2004．第32卷第2期（Vol. 32 No. 2）．pp. 87107
Self-regulated Learning and Academic Achievement of Hong Kong Secondary School Students
Esther Sui-Chu HO（何瑞珠）
Education aims to enable students not only to acquire knowledge but also to become capable and enthusiastic lifelong learners. Prior research has found that learning is more likely to be effective where a student plays a proactive role in the learning process. Such a proactive process, including learning on students’ own initiative and strategies, is often described as “self-regulated learning” (SRL). The present study aims at investigating SRL in Hong Kong students as compared with students in other countries that participated in the first cycle of PISA (Programme for International Students Assessment) study. Using Hierarchical Linear modeling, the study also investigates the relationships between SRL and academic performance of 15-year-old students in Hong Kong.
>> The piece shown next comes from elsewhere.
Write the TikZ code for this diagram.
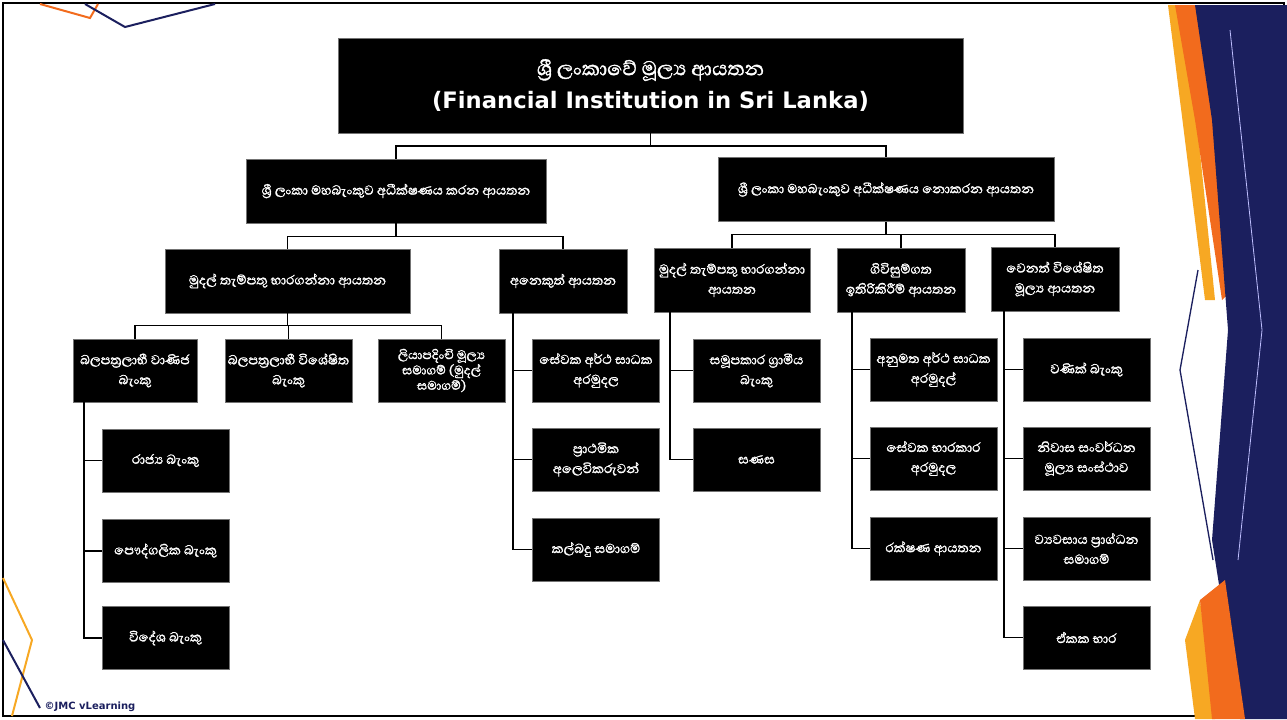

The findings suggest that most of the SRL constructs are positively related to academic achievement in reading, mathematics, and science domains in Hong Kong students. Particularly, the results show that control strategies and self-efficacy appears to be the two most important learning strategies associated with performance in all three domains; but instrumental motivation and memorization have negative associations with mathematical and scientific literacy performances. Although most of the SRL indices are found to have positive relation with academic achievement, it is interesting to find that Hong Kong students use SRL strategies far less frequently than do students in other countries in PISA except competitive strategies. If educating students to self-regulate their own learning and to become intrinsically motivated to learn is crucial for the Hong Kong educational reform, further studies should be conducted to find out how learning environment in Hong Kong can be adjusted to help students obtain this goal.